[Records with drawing code]
════════════════════
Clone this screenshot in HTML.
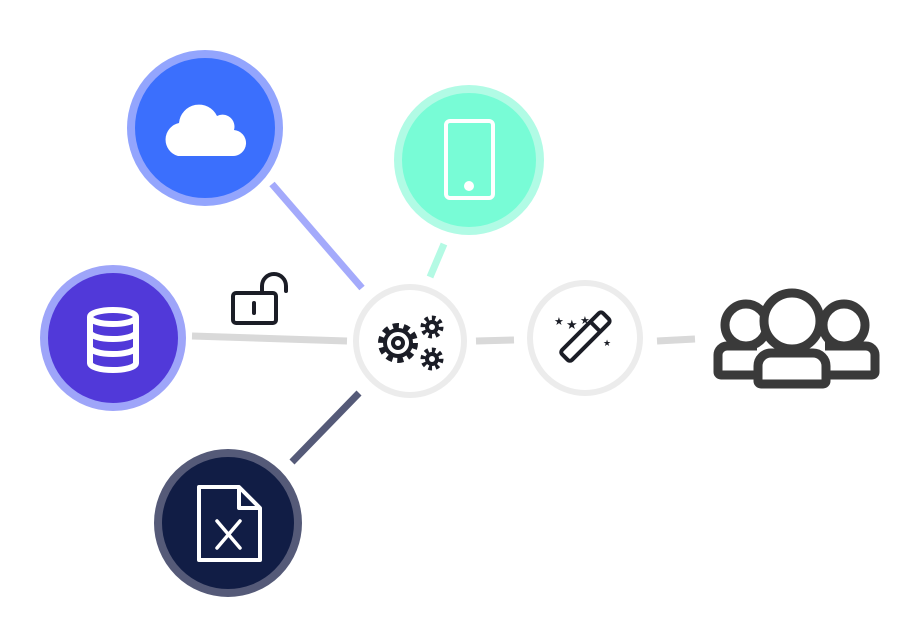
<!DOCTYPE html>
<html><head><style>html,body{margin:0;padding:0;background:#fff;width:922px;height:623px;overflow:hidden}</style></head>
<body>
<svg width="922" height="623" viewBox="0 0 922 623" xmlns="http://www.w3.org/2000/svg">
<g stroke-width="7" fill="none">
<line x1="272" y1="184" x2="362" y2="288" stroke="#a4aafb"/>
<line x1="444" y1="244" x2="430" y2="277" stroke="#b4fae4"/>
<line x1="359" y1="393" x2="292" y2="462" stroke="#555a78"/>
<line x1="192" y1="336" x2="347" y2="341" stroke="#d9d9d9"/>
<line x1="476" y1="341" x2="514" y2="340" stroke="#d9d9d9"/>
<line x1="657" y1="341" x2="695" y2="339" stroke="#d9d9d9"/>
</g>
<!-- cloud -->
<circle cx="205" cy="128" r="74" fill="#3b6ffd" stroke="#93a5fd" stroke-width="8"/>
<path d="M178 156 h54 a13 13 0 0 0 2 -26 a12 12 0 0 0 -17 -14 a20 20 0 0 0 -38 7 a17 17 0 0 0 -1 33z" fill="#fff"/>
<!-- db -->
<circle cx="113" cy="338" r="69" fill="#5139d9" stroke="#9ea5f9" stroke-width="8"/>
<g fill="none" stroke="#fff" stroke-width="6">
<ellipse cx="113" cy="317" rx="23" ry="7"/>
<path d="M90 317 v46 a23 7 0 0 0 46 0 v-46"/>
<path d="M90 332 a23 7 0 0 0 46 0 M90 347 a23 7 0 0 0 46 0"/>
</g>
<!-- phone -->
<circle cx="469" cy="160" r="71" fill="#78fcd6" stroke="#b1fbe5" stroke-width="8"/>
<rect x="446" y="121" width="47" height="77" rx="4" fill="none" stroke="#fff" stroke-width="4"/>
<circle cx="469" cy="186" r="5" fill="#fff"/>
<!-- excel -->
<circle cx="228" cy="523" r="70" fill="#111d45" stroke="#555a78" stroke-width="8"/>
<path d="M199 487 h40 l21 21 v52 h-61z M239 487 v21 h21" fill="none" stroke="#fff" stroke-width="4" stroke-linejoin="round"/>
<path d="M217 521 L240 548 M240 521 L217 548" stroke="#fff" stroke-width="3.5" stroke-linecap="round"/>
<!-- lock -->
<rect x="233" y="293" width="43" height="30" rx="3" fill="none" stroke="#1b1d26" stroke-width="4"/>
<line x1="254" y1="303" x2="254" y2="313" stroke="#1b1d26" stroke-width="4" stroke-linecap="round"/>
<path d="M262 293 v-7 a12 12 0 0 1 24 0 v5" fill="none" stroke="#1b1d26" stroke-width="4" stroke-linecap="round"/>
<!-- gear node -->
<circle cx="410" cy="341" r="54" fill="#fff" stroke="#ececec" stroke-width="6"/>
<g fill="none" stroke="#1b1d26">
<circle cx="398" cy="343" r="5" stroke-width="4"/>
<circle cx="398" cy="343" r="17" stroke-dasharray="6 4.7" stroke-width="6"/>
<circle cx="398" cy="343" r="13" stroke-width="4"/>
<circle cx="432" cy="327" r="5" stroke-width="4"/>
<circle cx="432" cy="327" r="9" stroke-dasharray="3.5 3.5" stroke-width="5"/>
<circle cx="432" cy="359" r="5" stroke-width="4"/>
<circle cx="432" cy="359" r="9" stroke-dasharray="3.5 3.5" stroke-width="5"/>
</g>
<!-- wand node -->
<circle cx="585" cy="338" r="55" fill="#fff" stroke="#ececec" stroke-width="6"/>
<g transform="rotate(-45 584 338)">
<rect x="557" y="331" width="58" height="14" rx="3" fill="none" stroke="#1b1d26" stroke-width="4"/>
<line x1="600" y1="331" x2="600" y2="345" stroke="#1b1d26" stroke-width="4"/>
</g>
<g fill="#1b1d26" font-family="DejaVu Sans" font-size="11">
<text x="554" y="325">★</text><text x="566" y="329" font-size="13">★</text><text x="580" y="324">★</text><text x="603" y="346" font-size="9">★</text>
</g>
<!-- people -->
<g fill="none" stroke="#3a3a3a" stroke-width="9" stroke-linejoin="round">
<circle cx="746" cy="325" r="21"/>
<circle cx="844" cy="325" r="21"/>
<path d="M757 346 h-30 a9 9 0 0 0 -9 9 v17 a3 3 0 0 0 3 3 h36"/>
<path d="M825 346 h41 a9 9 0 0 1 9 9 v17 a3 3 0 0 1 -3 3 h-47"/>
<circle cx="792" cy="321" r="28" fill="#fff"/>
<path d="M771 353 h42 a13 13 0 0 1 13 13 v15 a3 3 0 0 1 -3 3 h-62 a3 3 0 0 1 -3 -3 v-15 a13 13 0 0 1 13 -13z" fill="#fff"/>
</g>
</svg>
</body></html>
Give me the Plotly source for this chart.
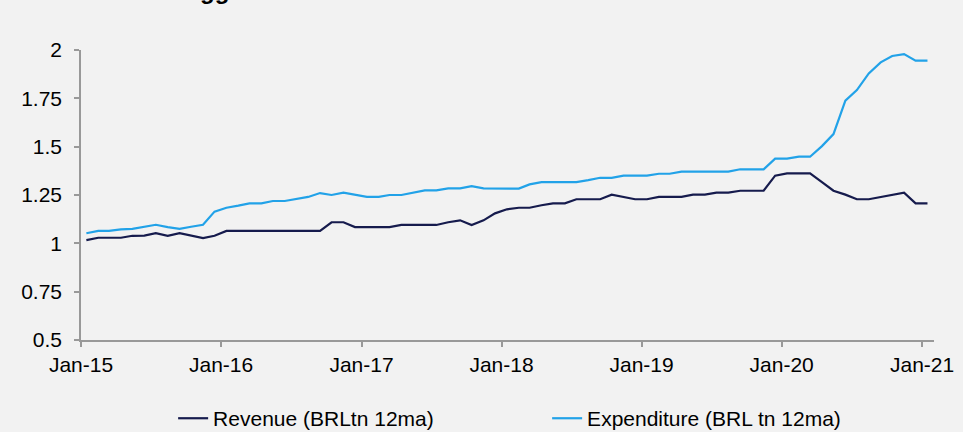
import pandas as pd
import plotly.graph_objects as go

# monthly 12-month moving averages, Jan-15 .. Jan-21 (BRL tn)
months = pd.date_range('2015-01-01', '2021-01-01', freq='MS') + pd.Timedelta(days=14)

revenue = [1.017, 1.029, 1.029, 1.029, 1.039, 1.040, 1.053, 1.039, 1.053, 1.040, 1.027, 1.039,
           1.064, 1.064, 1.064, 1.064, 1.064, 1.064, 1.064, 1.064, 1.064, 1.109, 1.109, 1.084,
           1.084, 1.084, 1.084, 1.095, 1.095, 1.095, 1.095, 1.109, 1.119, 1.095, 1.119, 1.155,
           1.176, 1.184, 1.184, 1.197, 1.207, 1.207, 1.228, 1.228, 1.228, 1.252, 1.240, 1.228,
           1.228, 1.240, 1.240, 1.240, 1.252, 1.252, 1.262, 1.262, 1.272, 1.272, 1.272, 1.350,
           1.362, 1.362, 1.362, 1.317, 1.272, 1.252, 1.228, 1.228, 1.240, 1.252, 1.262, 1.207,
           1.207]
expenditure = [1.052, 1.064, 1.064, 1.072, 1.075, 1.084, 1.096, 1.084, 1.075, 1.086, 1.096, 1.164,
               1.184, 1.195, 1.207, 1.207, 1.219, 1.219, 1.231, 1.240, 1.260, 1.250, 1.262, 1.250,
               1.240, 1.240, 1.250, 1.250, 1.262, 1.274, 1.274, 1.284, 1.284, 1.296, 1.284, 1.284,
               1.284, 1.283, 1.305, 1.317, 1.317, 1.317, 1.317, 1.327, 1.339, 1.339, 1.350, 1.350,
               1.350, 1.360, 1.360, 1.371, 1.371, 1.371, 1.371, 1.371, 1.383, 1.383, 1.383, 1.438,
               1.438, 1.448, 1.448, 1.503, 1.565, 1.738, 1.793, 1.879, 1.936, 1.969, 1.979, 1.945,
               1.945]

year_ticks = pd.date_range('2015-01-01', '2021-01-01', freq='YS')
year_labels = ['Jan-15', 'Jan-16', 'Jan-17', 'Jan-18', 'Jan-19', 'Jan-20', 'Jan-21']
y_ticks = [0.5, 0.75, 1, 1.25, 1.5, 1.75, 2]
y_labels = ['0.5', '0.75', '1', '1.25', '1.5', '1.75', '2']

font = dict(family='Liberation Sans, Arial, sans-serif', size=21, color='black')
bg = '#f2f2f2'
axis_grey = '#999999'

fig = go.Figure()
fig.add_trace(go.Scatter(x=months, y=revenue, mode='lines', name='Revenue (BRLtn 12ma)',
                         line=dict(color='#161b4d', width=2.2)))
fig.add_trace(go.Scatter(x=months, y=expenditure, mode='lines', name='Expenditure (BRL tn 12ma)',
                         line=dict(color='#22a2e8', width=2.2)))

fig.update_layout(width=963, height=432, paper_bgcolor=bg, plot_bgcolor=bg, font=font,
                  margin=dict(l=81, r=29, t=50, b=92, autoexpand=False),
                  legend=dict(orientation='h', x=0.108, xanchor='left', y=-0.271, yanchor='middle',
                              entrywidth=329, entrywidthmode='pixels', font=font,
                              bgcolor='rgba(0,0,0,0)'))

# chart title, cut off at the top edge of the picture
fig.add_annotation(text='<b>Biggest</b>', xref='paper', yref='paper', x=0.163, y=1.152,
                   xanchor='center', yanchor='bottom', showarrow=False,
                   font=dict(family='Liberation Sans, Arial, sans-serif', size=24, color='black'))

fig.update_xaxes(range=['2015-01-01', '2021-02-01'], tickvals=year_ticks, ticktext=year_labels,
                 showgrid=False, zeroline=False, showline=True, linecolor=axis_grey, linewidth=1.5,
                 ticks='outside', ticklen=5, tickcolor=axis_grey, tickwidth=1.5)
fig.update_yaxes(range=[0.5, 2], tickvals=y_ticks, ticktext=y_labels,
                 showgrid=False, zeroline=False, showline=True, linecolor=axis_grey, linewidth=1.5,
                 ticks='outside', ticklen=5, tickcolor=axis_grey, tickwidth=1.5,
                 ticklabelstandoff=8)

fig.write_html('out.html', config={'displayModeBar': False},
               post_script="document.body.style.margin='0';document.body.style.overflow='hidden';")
════════════════════
Stated goal » Nothing but the lines above, starting at the line that contains "Give me the Plotly source for this chart." and ending at the line that contains "months = pd.date_range('2015-01-01', '2021-01-01', freq='MS')", should be given again, exactly and without the pictures.

The reply »
Give me the Plotly source for this chart.
import pandas as pd
import plotly.graph_objects as go

# monthly 12-month moving averages, Jan-15 .. Jan-21 (BRL tn)
months = pd.date_range('2015-01-01', '2021-01-01', freq='MS') + pd.Timedelta(days=14)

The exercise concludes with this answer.